Freud, en introduisant le terme de clivage du moi, a pu se demander si ce qu’il apportait là était « … depuis longtemps connu et allait de soi ou bien tout à fait nouveau et surprenant » (3). En effet, l’existence au sein d’un même sujet de « … deux attitudes psychiques différentes, opposées et indépendantes l’une de l’autre » (2 d) est au principe même de la théorie psychanalytique de la personne. Mais, en décrivant un clivage du moi (intrasystémique) et non pas un clivage entre instances (entre le moi et le ça), Freud veut mettre en évidence un processus nouveau par rapport au modèle du refoulement et du retour du refoulé. En effet une des particularités de ce processus est de ne pas aboutir à la formation d’un compromis entre les deux attitudes en présence, mais de les maintenir simultanément sans qu’il s’établisse entre elles de relation dialectique.
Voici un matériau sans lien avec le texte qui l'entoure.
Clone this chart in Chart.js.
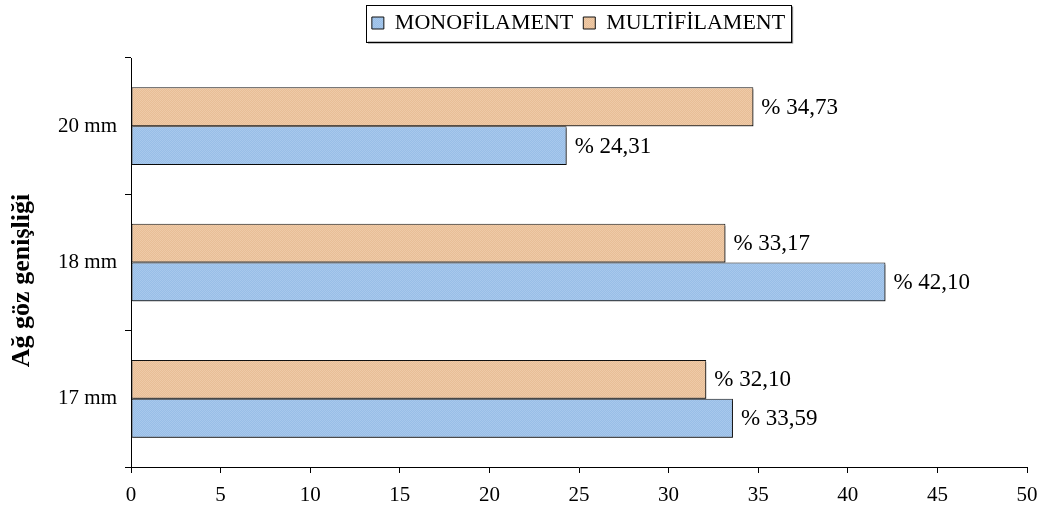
<!DOCTYPE html>
<html>
<head>
<meta charset="utf-8">
<script src="https://cdn.jsdelivr.net/npm/chart.js@4/dist/chart.umd.min.js"></script>
<style>
  html, body { margin: 0; padding: 0; background: #fff; }
  #wrap { width: 1050px; height: 514px; }
</style>
</head>
<body>
<div id="wrap"><canvas id="grafik"></canvas></div>
<script>
const kategoriler = ['20 mm', '18 mm', '17 mm'];
const monofilament = [24.31, 42.10, 33.59];
const multifilament = [34.73, 33.17, 32.10];
const eksenMin = 0;
const eksenMax = 50;
const eksenAdim = 5;

const FONT = "'Liberation Serif', 'Times New Roman', serif";

// little checkered tile, gives the bars their dotted fill
function desen(a, b) {
    const c = document.createElement('canvas');
    c.width = 4; c.height = 4;
    const g = c.getContext('2d');
    g.fillStyle = a; g.fillRect(0, 0, 4, 4);
    g.fillStyle = b;
    g.fillRect(0, 0, 1, 1); g.fillRect(2, 0, 1, 1);
    g.fillRect(1, 1, 1, 1); g.fillRect(3, 1, 1, 1);
    g.fillRect(0, 2, 1, 1); g.fillRect(2, 2, 1, 1);
    g.fillRect(1, 3, 1, 1); g.fillRect(3, 3, 1, 1);
    return g.createPattern(c, 'repeat');
}

const maviDesen = desen('rgb(152,190,231)', 'rgb(168,200,236)');
const tenDesen = desen('rgb(232,190,150)', 'rgb(238,202,168)');

const cerceveLegend = {
    id: 'cerceveLegend',
    beforeInit(chart) {
        const legend = chart.legend;
        if (!legend) return;
        const fit = legend.fit;
        legend.fit = function () { fit.call(this); this.height = 58; };
    },
    afterLayout(chart) {
        const l = chart.legend;
        l.left += 65; l.right += 65; l.top += 2; l.bottom += 2;
    },
    afterDraw(chart) {
        const l = chart.legend;
        const ctx = chart.ctx;
        const pad = l.options.labels.padding;
        const lw = l.lineWidths[0];
        const x0 = (l.left + pad + l.right - lw) / 2 - 6;
        const x1 = x0 + lw - pad + 12;
        const cy = l.top + pad + 11;
        const y0 = cy - 18.5, y1 = cy + 18.5;
        ctx.save();
        ctx.strokeStyle = '#808080';
        ctx.lineWidth = 2;
        ctx.beginPath();
        ctx.moveTo(x0 + 2, y1 + 1); ctx.lineTo(x1 + 1, y1 + 1); ctx.lineTo(x1 + 1, y0 + 2);
        ctx.stroke();
        ctx.strokeStyle = '#000';
        ctx.lineWidth = 1;
        ctx.strokeRect(Math.round(x0) + 0.5, Math.round(y0) + 0.5, Math.round(x1 - x0), Math.round(y1 - y0));
        // y axis title
        const ca = chart.chartArea;
        ctx.translate(22, (ca.top + ca.bottom) / 2 + 18);
        ctx.rotate(-Math.PI / 2);
        ctx.font = 'bold 26px ' + FONT;
        ctx.fillStyle = '#000';
        ctx.textAlign = 'center';
        ctx.textBaseline = 'middle';
        ctx.fillText('Ağ göz genişliği', 0, 0);
        ctx.restore();
    }
};

const golge = {
    id: 'golge',
    beforeDatasetsDraw(chart) {
        const ctx = chart.ctx;
        ctx.save();
        ctx.shadowColor = 'rgba(0,0,0,0.5)';
        ctx.shadowOffsetX = 1;
        ctx.shadowOffsetY = 2;
        ctx.shadowBlur = 0;
    },
    afterDatasetsDraw(chart) {
        const ctx = chart.ctx;
        ctx.restore();
        ctx.save();
        ctx.font = '23px ' + FONT;
        ctx.fillStyle = '#000';
        ctx.textAlign = 'left';
        ctx.textBaseline = 'middle';
        chart.data.datasets.forEach((ds, i) => {
            chart.getDatasetMeta(i).data.forEach((bar, j) => {
                const v = ds.data[j].toFixed(2).replace('.', ',');
                ctx.fillText('% ' + v, bar.x + 8, bar.y + 1);
            });
        });
        ctx.restore();
    }
};

new Chart(document.getElementById('grafik'), {
    type: 'bar',
    data: {
        labels: kategoriler,
        datasets: [{
            label: 'MULTİFİLAMENT',
            data: multifilament,
            backgroundColor: tenDesen,
            borderColor: '#111',
            borderWidth: 1,
            borderSkipped: false,
            categoryPercentage: 0.57,
            barPercentage: 1
        }, {
            label: 'MONOFİLAMENT',
            data: monofilament,
            backgroundColor: maviDesen,
            borderColor: '#111',
            borderWidth: 1,
            borderSkipped: false,
            categoryPercentage: 0.57,
            barPercentage: 1
        }]
    },
    options: {
        indexAxis: 'y',
        responsive: true,
        maintainAspectRatio: false,
        animation: false,
        layout: { padding: { left: 0, right: 23, top: 0, bottom: 0 } },
        scales: {
            x: {
                min: eksenMin,
                max: eksenMax,
                ticks: { stepSize: eksenAdim, color: '#000', padding: 10, font: { family: FONT, size: 21 } },
                grid: { drawOnChartArea: false, color: '#000', tickLength: 6 },
                border: { color: '#000', width: 1 },
                afterFit(scale) { scale.height = 47; }
            },
            y: {
                ticks: { color: '#000', padding: 8, font: { family: FONT, size: 21 } },
                grid: { drawOnChartArea: false, color: '#000', tickLength: 6, offset: true },
                border: { color: '#000', width: 1 },
                afterFit(scale) { scale.width = 131; }
            }
        },
        plugins: {
            legend: {
                display: true,
                position: 'top',
                reverse: true,
                labels: {
                    color: '#000',
                    boxWidth: 12,
                    boxHeight: 12,
                    padding: 10,
                    font: { family: FONT, size: 22 }
                }
            },
            tooltip: { enabled: false }
        }
    },
    plugins: [cerceveLegend, golge]
});
</script>
</body>
</html>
Il n’est pas sans intérêt de noter que c’est dans le champ de la psychose (celui-là même où Bleuler, dans une conception théorique différente, parle aussi de Spaltung) que Freud a éprouvé le besoin de forger une certaine conception du clivage du moi. Il nous a paru utile de la dégager ici, bien qu’elle ait été peu reprise par les psychanalystes ; elle a le mérite de souligner un phénomène typique même si elle ne lui apporte pas une solution théorique pleinement satisfaisante.

▲ (α) Pour désigner la Spaltung schizophrénique, les psychiatres français adoptent généralement le terme de dissociation.

(1) Freud (S.). Die Abwehr-Neuropsychosen, 1894. G.W., I, 60 ; S.E., 45-6.

(2) Freud (S.). Abriss der Psychoanalyse, 1938. – a) G.W., XVII, 132 ; S.E., XXIII, 201 ; Fr., 77. – b) G.W., XVII, 133 ; S.E., XXIII, 202 ; Fr., 78. – c) G.W., XVII, 134 ; S.E., XXIII, 203 ; Fr., 79. – d) G.W., XVII, 134 ; S.E., XXIII, 204 ; Fr., 80.

(3) Freud (S.). Die IchSpaltung im Abwehrvorgang, 1938. G.W., XVII, 59 ; S.E., XXIII, 275.